# Start of RECORDED DATA

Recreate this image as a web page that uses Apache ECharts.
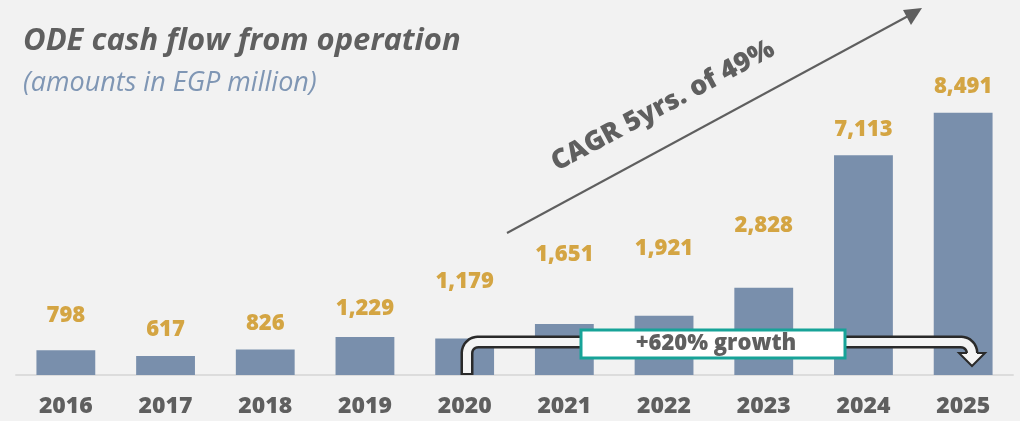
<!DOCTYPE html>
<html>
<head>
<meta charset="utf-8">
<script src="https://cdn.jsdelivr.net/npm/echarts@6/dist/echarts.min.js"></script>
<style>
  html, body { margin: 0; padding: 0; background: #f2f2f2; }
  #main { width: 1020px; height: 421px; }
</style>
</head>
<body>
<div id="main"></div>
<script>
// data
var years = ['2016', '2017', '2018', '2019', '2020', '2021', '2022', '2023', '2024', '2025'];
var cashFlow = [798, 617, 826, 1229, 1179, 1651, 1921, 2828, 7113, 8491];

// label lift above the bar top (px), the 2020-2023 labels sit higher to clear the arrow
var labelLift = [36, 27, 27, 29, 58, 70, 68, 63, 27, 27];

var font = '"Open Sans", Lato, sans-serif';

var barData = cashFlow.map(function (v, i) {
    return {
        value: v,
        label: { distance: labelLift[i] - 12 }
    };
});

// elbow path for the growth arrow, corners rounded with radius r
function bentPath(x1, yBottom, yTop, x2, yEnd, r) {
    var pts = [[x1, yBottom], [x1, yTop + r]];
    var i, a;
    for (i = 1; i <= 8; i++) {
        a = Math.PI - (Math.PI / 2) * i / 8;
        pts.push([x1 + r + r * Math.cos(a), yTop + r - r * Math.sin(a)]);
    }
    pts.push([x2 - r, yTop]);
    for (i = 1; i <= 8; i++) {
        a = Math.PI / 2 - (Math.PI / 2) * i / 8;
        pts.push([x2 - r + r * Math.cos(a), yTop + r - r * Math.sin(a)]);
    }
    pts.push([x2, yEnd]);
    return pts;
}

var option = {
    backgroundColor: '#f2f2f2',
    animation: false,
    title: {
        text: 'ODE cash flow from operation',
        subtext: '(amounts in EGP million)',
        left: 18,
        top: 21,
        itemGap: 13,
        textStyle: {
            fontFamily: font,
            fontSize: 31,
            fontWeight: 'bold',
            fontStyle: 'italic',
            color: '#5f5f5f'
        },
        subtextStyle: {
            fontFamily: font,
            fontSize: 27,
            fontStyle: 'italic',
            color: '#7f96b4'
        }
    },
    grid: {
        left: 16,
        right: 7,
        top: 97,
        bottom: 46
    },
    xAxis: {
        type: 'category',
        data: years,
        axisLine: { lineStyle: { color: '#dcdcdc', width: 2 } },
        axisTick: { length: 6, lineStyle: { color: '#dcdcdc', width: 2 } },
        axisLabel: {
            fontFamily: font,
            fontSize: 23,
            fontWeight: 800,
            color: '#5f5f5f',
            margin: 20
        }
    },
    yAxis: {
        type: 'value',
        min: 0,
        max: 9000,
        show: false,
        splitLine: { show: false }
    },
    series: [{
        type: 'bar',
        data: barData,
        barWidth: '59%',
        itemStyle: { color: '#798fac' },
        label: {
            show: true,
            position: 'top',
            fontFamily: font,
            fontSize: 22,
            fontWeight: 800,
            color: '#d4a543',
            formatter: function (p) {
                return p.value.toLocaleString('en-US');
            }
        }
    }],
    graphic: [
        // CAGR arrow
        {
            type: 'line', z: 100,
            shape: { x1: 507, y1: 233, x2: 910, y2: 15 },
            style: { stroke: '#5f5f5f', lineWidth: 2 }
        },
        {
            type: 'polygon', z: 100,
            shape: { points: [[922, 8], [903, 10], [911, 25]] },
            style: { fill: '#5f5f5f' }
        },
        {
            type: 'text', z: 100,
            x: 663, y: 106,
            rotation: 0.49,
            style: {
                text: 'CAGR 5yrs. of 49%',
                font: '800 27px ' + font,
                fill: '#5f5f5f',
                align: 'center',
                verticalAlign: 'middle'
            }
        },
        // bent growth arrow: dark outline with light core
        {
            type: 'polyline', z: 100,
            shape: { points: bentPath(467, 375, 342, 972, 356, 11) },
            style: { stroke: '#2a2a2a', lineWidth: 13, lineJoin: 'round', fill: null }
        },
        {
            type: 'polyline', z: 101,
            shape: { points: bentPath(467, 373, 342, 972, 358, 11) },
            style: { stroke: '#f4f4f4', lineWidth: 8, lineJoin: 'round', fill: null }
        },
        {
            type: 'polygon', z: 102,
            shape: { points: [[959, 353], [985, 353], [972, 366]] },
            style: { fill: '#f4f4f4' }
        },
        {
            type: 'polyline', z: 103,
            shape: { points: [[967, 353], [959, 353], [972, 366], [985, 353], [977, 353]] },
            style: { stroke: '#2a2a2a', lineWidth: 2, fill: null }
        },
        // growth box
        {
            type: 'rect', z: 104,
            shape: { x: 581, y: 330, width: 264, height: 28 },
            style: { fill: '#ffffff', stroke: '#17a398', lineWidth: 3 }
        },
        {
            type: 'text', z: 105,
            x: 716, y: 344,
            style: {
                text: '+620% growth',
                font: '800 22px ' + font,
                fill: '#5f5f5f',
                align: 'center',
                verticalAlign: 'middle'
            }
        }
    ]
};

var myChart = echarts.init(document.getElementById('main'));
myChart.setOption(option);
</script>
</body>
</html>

# End of RECORDED DATA

# SET TASK
Exclude the images, then output the data above word for word.

# RESPONSE
Recreate this image as a web page that uses Apache ECharts.
<!DOCTYPE html>
<html>
<head>
<meta charset="utf-8">
<script src="https://cdn.jsdelivr.net/npm/echarts@6/dist/echarts.min.js"></script>
<style>
  html, body { margin: 0; padding: 0; background: #f2f2f2; }
  #main { width: 1020px; height: 421px; }
</style>
</head>
<body>
<div id="main"></div>
<script>
// data
var years = ['2016', '2017', '2018', '2019', '2020', '2021', '2022', '2023', '2024', '2025'];
var cashFlow = [798, 617, 826, 1229, 1179, 1651, 1921, 2828, 7113, 8491];

// label lift above the bar top (px), the 2020-2023 labels sit higher to clear the arrow
var labelLift = [36, 27, 27, 29, 58, 70, 68, 63, 27, 27];

var font = '"Open Sans", Lato, sans-serif';

var barData = cashFlow.map(function (v, i) {
    return {
        value: v,
        label: { distance: labelLift[i] - 12 }
    };
});

// elbow path for the growth arrow, corners rounded with radius r
function bentPath(x1, yBottom, yTop, x2, yEnd, r) {
    var pts = [[x1, yBottom], [x1, yTop + r]];
    var i, a;
    for (i = 1; i <= 8; i++) {
        a = Math.PI - (Math.PI / 2) * i / 8;
        pts.push([x1 + r + r * Math.cos(a), yTop + r - r * Math.sin(a)]);
    }
    pts.push([x2 - r, yTop]);
    for (i = 1; i <= 8; i++) {
        a = Math.PI / 2 - (Math.PI / 2) * i / 8;
        pts.push([x2 - r + r * Math.cos(a), yTop + r - r * Math.sin(a)]);
    }
    pts.push([x2, yEnd]);
    return pts;
}

var option = {
    backgroundColor: '#f2f2f2',
    animation: false,
    title: {
        text: 'ODE cash flow from operation',
        subtext: '(amounts in EGP million)',
        left: 18,
        top: 21,
        itemGap: 13,
        textStyle: {
            fontFamily: font,
            fontSize: 31,
            fontWeight: 'bold',
            fontStyle: 'italic',
            color: '#5f5f5f'
        },
        subtextStyle: {
            fontFamily: font,
            fontSize: 27,
            fontStyle: 'italic',
            color: '#7f96b4'
        }
    },
    grid: {
        left: 16,
        right: 7,
        top: 97,
        bottom: 46
    },
    xAxis: {
        type: 'category',
        data: years,
        axisLine: { lineStyle: { color: '#dcdcdc', width: 2 } },
        axisTick: { length: 6, lineStyle: { color: '#dcdcdc', width: 2 } },
        axisLabel: {
            fontFamily: font,
            fontSize: 23,
            fontWeight: 800,
            color: '#5f5f5f',
            margin: 20
        }
    },
    yAxis: {
        type: 'value',
        min: 0,
        max: 9000,
        show: false,
        splitLine: { show: false }
    },
    series: [{
        type: 'bar',
        data: barData,
        barWidth: '59%',
        itemStyle: { color: '#798fac' },
        label: {
            show: true,
            position: 'top',
            fontFamily: font,
            fontSize: 22,
            fontWeight: 800,
            color: '#d4a543',
            formatter: function (p) {
                return p.value.toLocaleString('en-US');
            }
        }
    }],
    graphic: [
        // CAGR arrow
        {
            type: 'line', z: 100,
            shape: { x1: 507, y1: 233, x2: 910, y2: 15 },
            style: { stroke: '#5f5f5f', lineWidth: 2 }
        },
        {
            type: 'polygon', z: 100,
            shape: { points: [[922, 8], [903, 10], [911, 25]] },
            style: { fill: '#5f5f5f' }
        },
        {
            type: 'text', z: 100,
            x: 663, y: 106,
            rotation: 0.49,
            style: {
                text: 'CAGR 5yrs. of 49%',
                font: '800 27px ' + font,
                fill: '#5f5f5f',
                align: 'center',
                verticalAlign: 'middle'
            }
        },
        // bent growth arrow: dark outline with light core
        {
            type: 'polyline', z: 100,
            shape: { points: bentPath(467, 375, 342, 972, 356, 11) },
            style: { stroke: '#2a2a2a', lineWidth: 13, lineJoin: 'round', fill: null }
        },
        {
            type: 'polyline', z: 101,
            shape: { points: bentPath(467, 373, 342, 972, 358, 11) },
            style: { stroke: '#f4f4f4', lineWidth: 8, lineJoin: 'round', fill: null }
        },
        {
            type: 'polygon', z: 102,
            shape: { points: [[959, 353], [985, 353], [972, 366]] },
            style: { fill: '#f4f4f4' }
        },
        {
            type: 'polyline', z: 103,
            shape: { points: [[967, 353], [959, 353], [972, 366], [985, 353], [977, 353]] },
            style: { stroke: '#2a2a2a', lineWidth: 2, fill: null }
        },
        // growth box
        {
            type: 'rect', z: 104,
            shape: { x: 581, y: 330, width: 264, height: 28 },
            style: { fill: '#ffffff', stroke: '#17a398', lineWidth: 3 }
        },
        {
            type: 'text', z: 105,
            x: 716, y: 344,
            style: {
                text: '+620% growth',
                font: '800 22px ' + font,
                fill: '#5f5f5f',
                align: 'center',
                verticalAlign: 'middle'
            }
        }
    ]
};

var myChart = echarts.init(document.getElementById('main'));
myChart.setOption(option);
</script>
</body>
</html>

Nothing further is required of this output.